Tomorrow, Scott Bloch, former head of the Office of Special Counsel (OSC), is scheduled to be sentenced before Magistrate Judge Deborah Robinson. Bloch has pleaded guilty to one count of criminal contempt of Congress for not disclosing the nature and extent of his instructions that a private company erase files from his government-issued computer and the computers of two other Office of Special Counsel employees. As this ominous day approaches, from the U.S. Office of Special Counsel Fiscal year 2008 Annual Report, here are some highlights of Bloch’s five-year OSC career:

During his tenure, Scott Bloch reduced total matters pending at OSC by 56 percent. Statistical analysis indicates he accomplished this by having his agency throw out matters without investigating them. In Fiscal Year 2008, of 2,447 Prohibited Personnel Practice (PPP) Complaints, OSC referred six percent of them to the Complaints Examining Unit (CEU). Of these, only 88 were processed.

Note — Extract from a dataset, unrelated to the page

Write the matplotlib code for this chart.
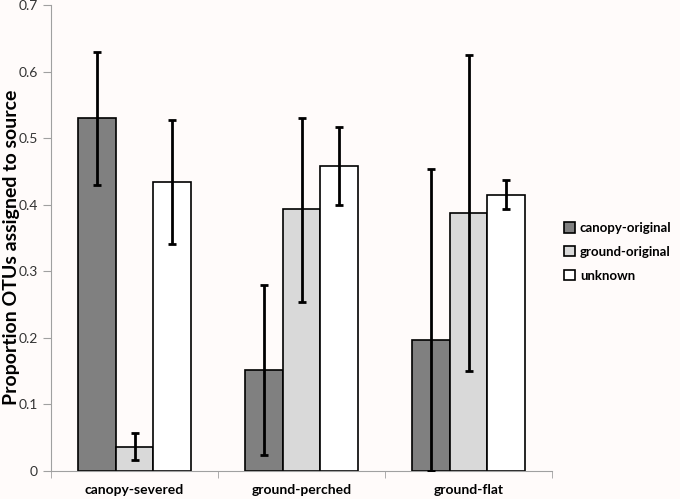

Prohibited Personnel Practice Complaints made up 67 percent of total matters, yet only 88 of 2,447, four percent were processed by investigators.

In FY 2008, OSC obtained zero stays from the Merit Systems Protection Board (MSPB), the quasi-judicial agency tasked with enforcing federal civil service law. In the same year, OSC filed zero corrective action petitions with MSPB.

On whistleblower disclosure activity, OSC received 530 new disclosures in FY 2008. Of these, 25 were reported to the President and Congress. That’s less than five percent that were investigated and any determination made on disclosure validity. Looking at it another way, 95 percent of whistleblower disclosures were not acknowledged by OSC.

That then, explains the record low satisfaction ratings OSC garnered in its survey of customers. Of those that responded to its survey, only 1 out of every 21 respondents obtained a satisfactory result from OSC. Moreover, more than half of respondents indicated that their complaint included allegations of whistleblowing. On a five-point scale, 200 of 220 rated OSC’s results as either dissatisfactory or very dissatisfactory.

As Scott Bloch heads for sentencing tomorrow, he leaves behind innocent victims sentenced to reprisal by his failure to protect those he was tasked to serve. Additionally, as Special Counsel William E. Reukauf’s message from OSC’s Annual Report reads, “FY 2008 was a challenging time for this small, but important, agency. Employees were called upon to respond to and cooperate with two extensive inquiries involving the then-agency head, including a grand jury investigation, and execution of search warrants on agency premises.”